By late October, Gal and his family were back in Nir Oz. “Haim Gan came with winemakers Shibi Drori and Miriam Harel to help. They showed me what to do—gave me practical tips and then just said, ‘Well, you’ve got a winery to take care of.’ They didn’t ask if I wanted to. They just said, ‘It’s yours now. Call anytime you need us.’”
Gal’s voice tightens. “I knew how much this meant to my grandfather. From the moment I got the keys, I grabbed them with both hands. My father said he thought it suited me—and that we should make wine in Grandpa’s memory.”
From memorial to enterprise
Asked whether building a winery as a tribute risks being only an act of memorial, Gal smiles slightly. “That’s not the whole story,” he says. “We’ve planted another 57 dunams (about 14 acres) of vineyards at Ein HaBesor, on my uncle’s farm.”
That expansion is no small feat—it will eventually yield over 50,000 bottles per year. “We planted Petit Verdot, Syrah, Petite Sirah, Pinotage and Yael for reds, and Sauvignon Blanc, Semillon, French Colombard and Chenin Blanc for whites. We’re also building a proper large winery there.”
Why not rebuild it in Nir Oz?
“Because Nir Oz went through enormous trauma,” he says quietly. “It’s not ready yet for big decisions.”
This year’s harvest will yield about 7,000 bottles, mainly from purchased grapes. The grapes grown in the original vineyard are still vinified at the old Nir Oz winery, as Gideon and his friends once did. “That wine isn’t for sale—it’s a memorial project,” Gal says. “But Pauker Winery, the one we’re building now, will be commercial. It’s meant to reach the world.”
“I’m not a memorial project,” he adds firmly. “If that were the goal, we’d keep making 1,000 bottles a year. But we chose to build something bigger. Working with the wine helps me process the trauma—it’s my way of moving forward. The winery is my therapy. October 7 was a terrible blow, but it also opened a door.”
“It gave me something to live for”
Gal smiles as he remembers his grandfather. “We were close—he was German-born, so very disciplined, but sometimes he’d surprise me with this Polish humor. Once, after we’d finished working late at night, completely exhausted, he said, ‘Do I have to die for you to finally take this seriously?’
“If he were still alive, I doubt I would have gone into this,” Gal admits. “But in the circumstances, it saved me.
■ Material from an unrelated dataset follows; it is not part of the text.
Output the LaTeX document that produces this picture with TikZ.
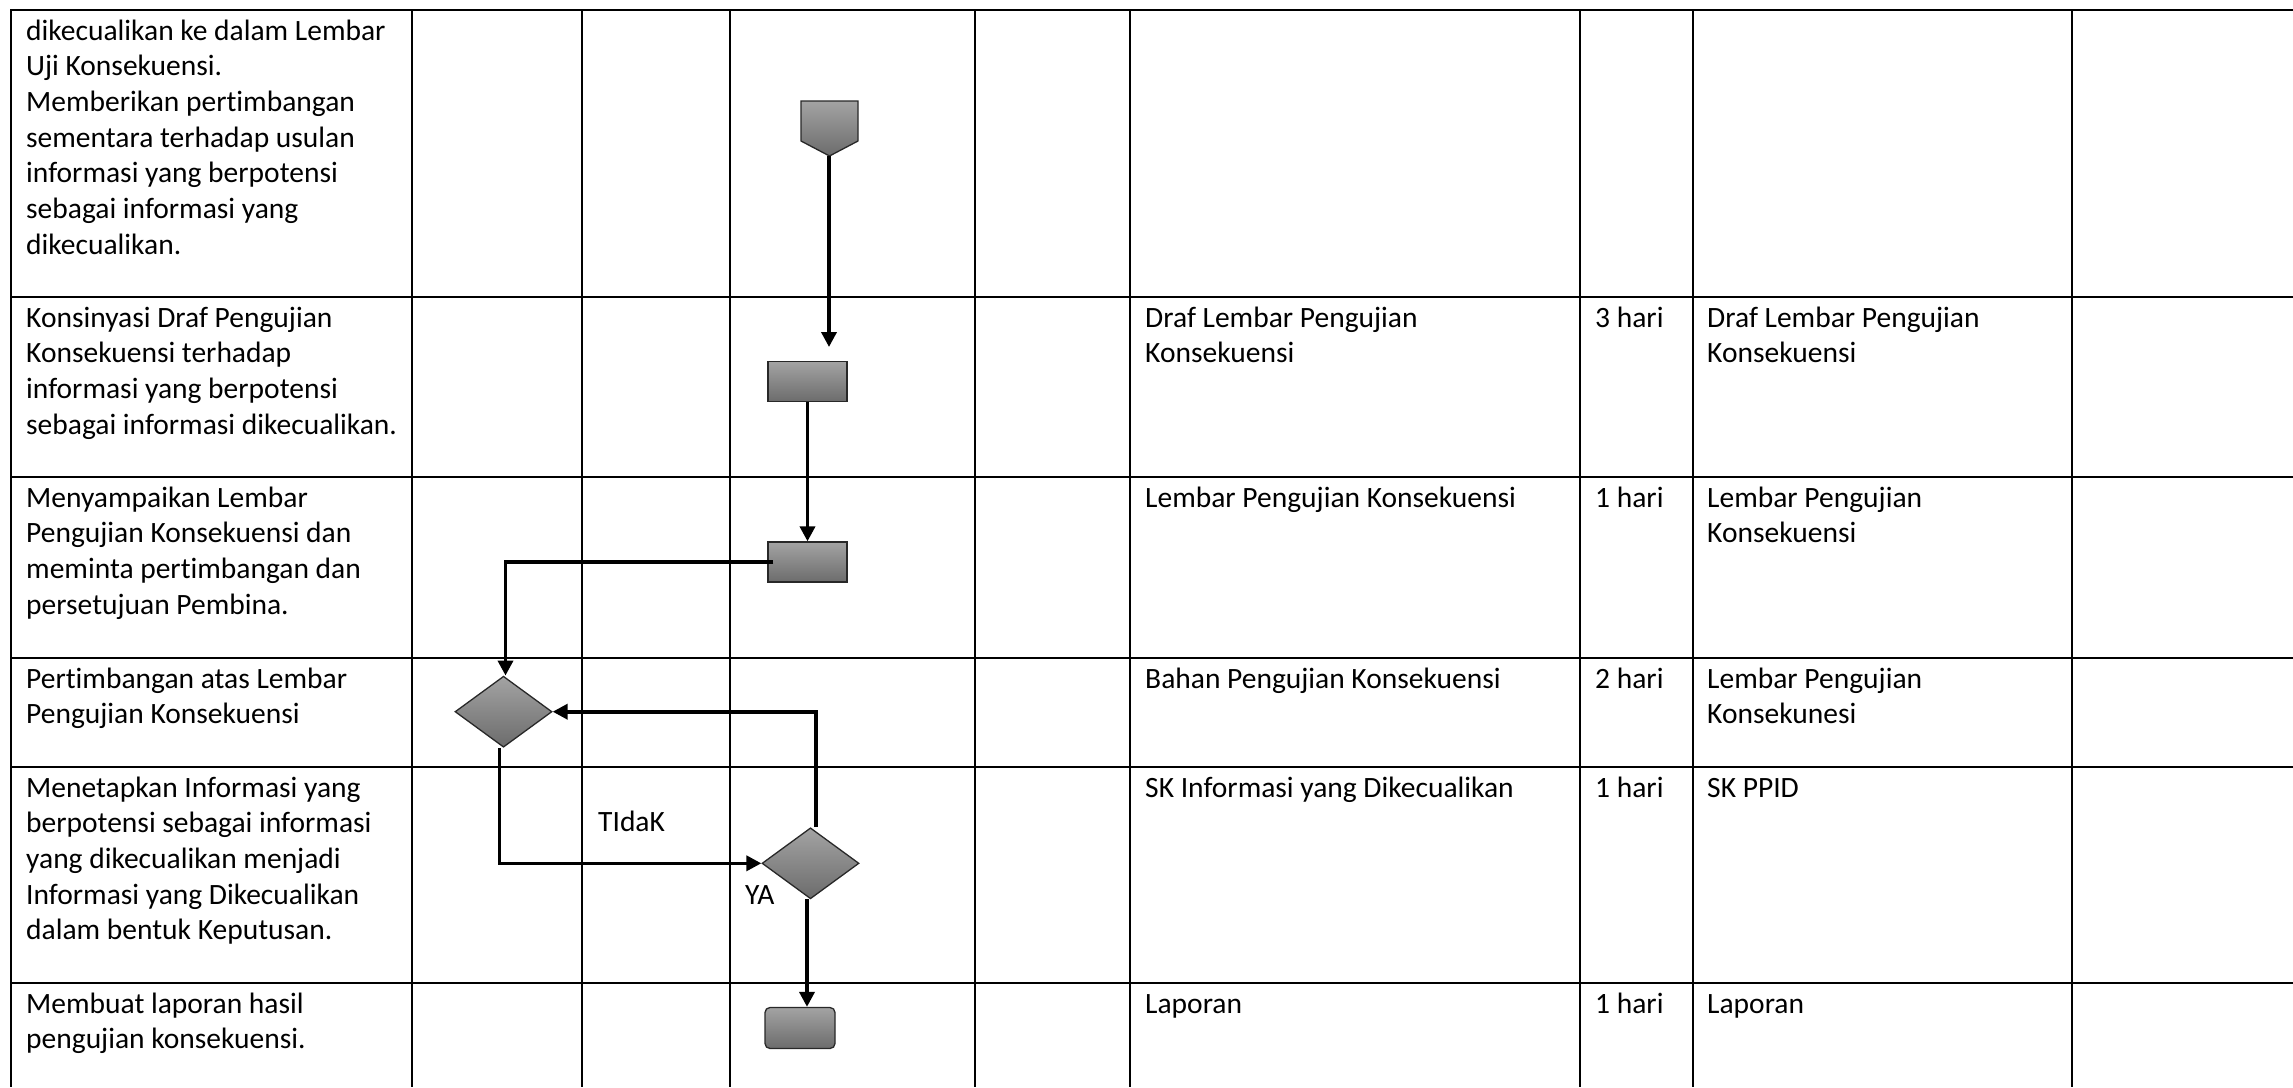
\documentclass[tikz,border=0pt]{standalone}
\usepackage{fontspec}
\setmainfont{Carlito}[Ligatures={NoCommon}]
\usetikzlibrary{shapes.geometric,arrows.meta}
\definecolor{shtop}{RGB}{163,163,163}
\definecolor{shbot}{RGB}{108,108,108}
\definecolor{shedge}{RGB}{40,40,40}
\newcommand{\celltext}[1]{\parbox[t]{700pt}{\fontsize{29.5}{35.7}\selectfont\raggedright #1}}
\begin{document}
\begin{tikzpicture}[x=1pt,y=-1pt,
  gridline/.style={line width=2.3pt,black},
  conn/.style={line width=3.6pt,black,-{Triangle[length=15pt,width=15pt]}},
  shp/.style={draw=shedge,line width=1.3pt,top color=shtop,bottom color=shbot,inner sep=0pt},
  proc/.style={shp,rectangle,minimum width=79pt,minimum height=40pt},
  dec/.style={shp,diamond,minimum width=97pt,minimum height=71pt},
  term/.style={shp,rectangle,rounded corners=5pt,minimum width=70pt,minimum height=41pt},
  cell/.style={anchor=base west,inner sep=0pt},
  lbl/.style={anchor=base west,inner sep=0pt,font=\fontsize{29.5}{35.7}\selectfont},
  ]
\useasboundingbox (0,0) rectangle (2293,1087);
\fill[white] (0,0) rectangle (2293,1087);
% grid
\foreach \yy in {10,297,477,658,767,983}
  \draw[gridline] (10,\yy) -- (2293,\yy);
\foreach \xx in {11,412,582,730,975,1130,1580,1693,2072}
  \draw[gridline] (\xx,9) -- (\xx,1087);

% shapes
\path[shp] (801,101) -- (858,101) -- (858,141) -- (829.5,156) -- (801,141) -- cycle;
\coordinate (pentpt) at (829,156);
\coordinate (a1end) at (829,347);
\node[proc] (r1) at (807.5,381.5) {};
\node[proc] (r2) at (807.5,562) {};
\node[dec] (d1) at (503.5,711.7) {};
\node[dec] (d2) at (810.5,863.3) {};
\node[term] (rr) at (800,1028) {};

% connectors
\draw[conn] (pentpt) -- (a1end);
\draw[conn] (r1.south) -- (r2.north);
\draw[conn] ([xshift=6pt]r2.west) -| ([xshift=2pt]d1.north);
\draw[conn] ([xshift=-4pt]d1.south) |- (d2.west);
\draw[conn] ([xshift=5.5pt]d2.north) |- (d1.east);
\draw[conn] ([xshift=-3.5pt]d2.south) -- ([xshift=-3.5pt]d2.south |- rr.north);

\node[lbl] (tidak) at (598,831.7) {TIdaK};
\node[lbl] (ya) at (745,904) {YA};

% column 1
\node[cell] (c1r1) at (26,40) {\celltext{dikecualikan ke dalam Lembar\\Uji Konsekuensi.\\Memberikan pertimbangan\\sementara terhadap usulan\\informasi yang berpotensi\\sebagai informasi yang\\dikecualikan.}};
\node[cell] (c1r2) at (26,327) {\celltext{Konsinyasi Draf Pengujian\\Konsekuensi terhadap\\informasi yang berpotensi\\sebagai informasi dikecualikan.}};
\node[cell] (c1r3) at (26,507) {\celltext{Menyampaikan Lembar\\Pengujian Konsekuensi dan\\meminta pertimbangan dan\\persetujuan Pembina.}};
\node[cell] (c1r4) at (26,688) {\celltext{Pertimbangan atas Lembar\\Pengujian Konsekuensi}};
\node[cell] (c1r5) at (26,797) {\celltext{Menetapkan Informasi yang\\berpotensi sebagai informasi\\yang dikecualikan menjadi\\Informasi yang Dikecualikan\\dalam bentuk Keputusan.}};
\node[cell] (c1r6) at (26,1013) {\celltext{Membuat laporan hasil\\pengujian konsekuensi.}};

% column 6
\node[cell] (c6r2) at (1145,327) {\celltext{Draf Lembar Pengujian\\Konsekuensi}};
\node[cell] (c6r3) at (1145,507) {\celltext{Lembar Pengujian Konsekuensi}};
\node[cell] (c6r4) at (1145,688) {\celltext{Bahan Pengujian Konsekuensi}};
\node[cell] (c6r5) at (1145,797) {\celltext{SK Informasi yang Dikecualikan}};
\node[cell] (c6r6) at (1145,1013) {\celltext{Laporan}};

% column 7
\node[cell] (c7r2) at (1595,327) {\celltext{3 hari}};
\node[cell] (c7r3) at (1595,507) {\celltext{1 hari}};
\node[cell] (c7r4) at (1595,688) {\celltext{2 hari}};
\node[cell] (c7r5) at (1595,797) {\celltext{1 hari}};
\node[cell] (c7r6) at (1595,1013) {\celltext{1 hari}};

% column 8
\node[cell] (c8r2) at (1707,327) {\celltext{Draf Lembar Pengujian\\Konsekuensi}};
\node[cell] (c8r3) at (1707,507) {\celltext{Lembar Pengujian\\Konsekuensi}};
\node[cell] (c8r4) at (1707,688) {\celltext{Lembar Pengujian\\Konsekunesi}};
\node[cell] (c8r5) at (1707,797) {\celltext{SK PPID}};
\node[cell] (c8r6) at (1707,1013) {\celltext{Laporan}};
\end{tikzpicture}
\end{document}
The winery gave me purpose—something to get up for in the morning, even during the hardest times.”
He pauses, then adds softly: “There are still hostages in Gaza, and my brother is still recovering. I wish this could have happened while Grandpa was here. It’s a light in a very dark place. I’m grateful for the path it’s given me—but I miss him and so many others every day.
“It’s a strange balance we’ve all learned to live with—hope and loss side by side. A lot of people here chose life. Personally, I haven’t really stopped to grieve yet. Sometimes I feel guilty for being so caught up in work instead of mourning. But honestly, it’s what saved me.”